## To do
Reproduce the listing below exactly, minus its pictures.

## Provided data
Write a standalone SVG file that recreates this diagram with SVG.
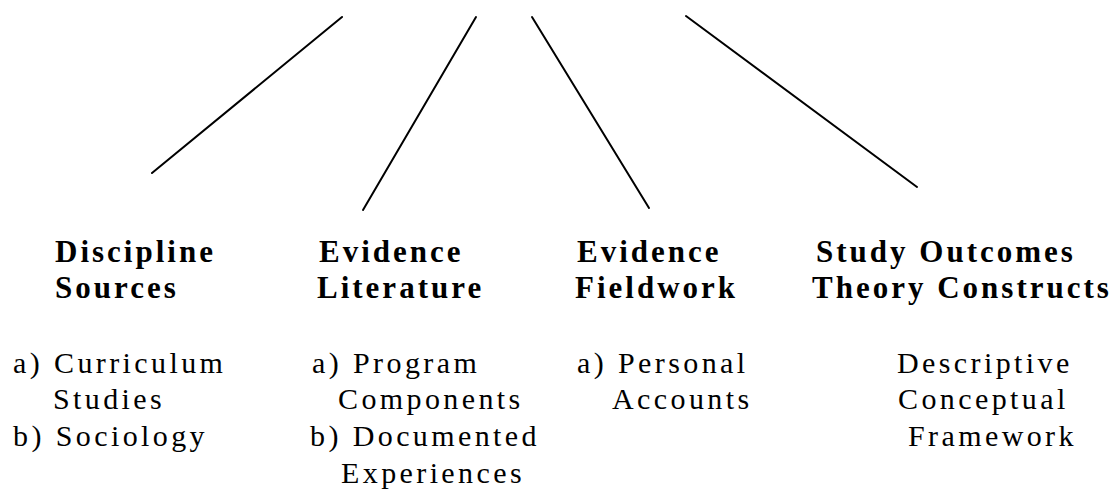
<svg xmlns="http://www.w3.org/2000/svg" width="1112" height="493" viewBox="0 0 1112 493">
<style>
.h{font-family:"Liberation Serif","Times New Roman",serif;font-size:31px;font-weight:bold;letter-spacing:3px;fill:#000}
.t{font-family:"Liberation Serif","Times New Roman",serif;font-size:30px;letter-spacing:3.4px;fill:#000}
.c{stroke:#000;stroke-width:2;fill:none;stroke-linecap:round}
</style>
<rect width="1112" height="493" fill="#fff"/>
<g id="connectors">
<line class="c" x1="342" y1="17" x2="152" y2="173"/>
<line class="c" x1="476" y1="17" x2="363" y2="210"/>
<line class="c" x1="532" y1="17" x2="649" y2="208"/>
<line class="c" x1="686" y1="16" x2="917" y2="187"/>
</g>
<g id="discipline">
<text class="h" x="55" y="262">Discipline</text>
<text class="h" x="55" y="298">Sources</text>
<text class="t" x="13" y="373">a) Curriculum</text>
<text class="t" x="53" y="409">Studies</text>
<text class="t" x="13" y="446">b) Sociology</text>
</g>
<g id="literature">
<text class="h" x="319" y="262">Evidence</text>
<text class="h" x="317" y="298">Literature</text>
<text class="t" x="312" y="373">a) Program</text>
<text class="t" x="338" y="409">Components</text>
<text class="t" x="310" y="446">b) Documented</text>
<text class="t" x="341" y="483">Experiences</text>
</g>
<g id="fieldwork">
<text class="h" x="577" y="262">Evidence</text>
<text class="h" x="575" y="298">Fieldwork</text>
<text class="t" x="577" y="373">a) Personal</text>
<text class="t" x="612" y="409">Accounts</text>
</g>
<g id="outcomes">
<text class="h" x="816" y="262">Study Outcomes</text>
<text class="h" x="812" y="298">Theory Constructs</text>
<text class="t" x="897" y="373">Descriptive</text>
<text class="t" x="898" y="409">Conceptual</text>
<text class="t" x="908" y="446">Framework</text>
</g>
</svg>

## Correct output
Write a standalone SVG file that recreates this diagram with SVG.
<svg xmlns="http://www.w3.org/2000/svg" width="1112" height="493" viewBox="0 0 1112 493">
<style>
.h{font-family:"Liberation Serif","Times New Roman",serif;font-size:31px;font-weight:bold;letter-spacing:3px;fill:#000}
.t{font-family:"Liberation Serif","Times New Roman",serif;font-size:30px;letter-spacing:3.4px;fill:#000}
.c{stroke:#000;stroke-width:2;fill:none;stroke-linecap:round}
</style>
<rect width="1112" height="493" fill="#fff"/>
<g id="connectors">
<line class="c" x1="342" y1="17" x2="152" y2="173"/>
<line class="c" x1="476" y1="17" x2="363" y2="210"/>
<line class="c" x1="532" y1="17" x2="649" y2="208"/>
<line class="c" x1="686" y1="16" x2="917" y2="187"/>
</g>
<g id="discipline">
<text class="h" x="55" y="262">Discipline</text>
<text class="h" x="55" y="298">Sources</text>
<text class="t" x="13" y="373">a) Curriculum</text>
<text class="t" x="53" y="409">Studies</text>
<text class="t" x="13" y="446">b) Sociology</text>
</g>
<g id="literature">
<text class="h" x="319" y="262">Evidence</text>
<text class="h" x="317" y="298">Literature</text>
<text class="t" x="312" y="373">a) Program</text>
<text class="t" x="338" y="409">Components</text>
<text class="t" x="310" y="446">b) Documented</text>
<text class="t" x="341" y="483">Experiences</text>
</g>
<g id="fieldwork">
<text class="h" x="577" y="262">Evidence</text>
<text class="h" x="575" y="298">Fieldwork</text>
<text class="t" x="577" y="373">a) Personal</text>
<text class="t" x="612" y="409">Accounts</text>
</g>
<g id="outcomes">
<text class="h" x="816" y="262">Study Outcomes</text>
<text class="h" x="812" y="298">Theory Constructs</text>
<text class="t" x="897" y="373">Descriptive</text>
<text class="t" x="898" y="409">Conceptual</text>
<text class="t" x="908" y="446">Framework</text>
</g>
</svg>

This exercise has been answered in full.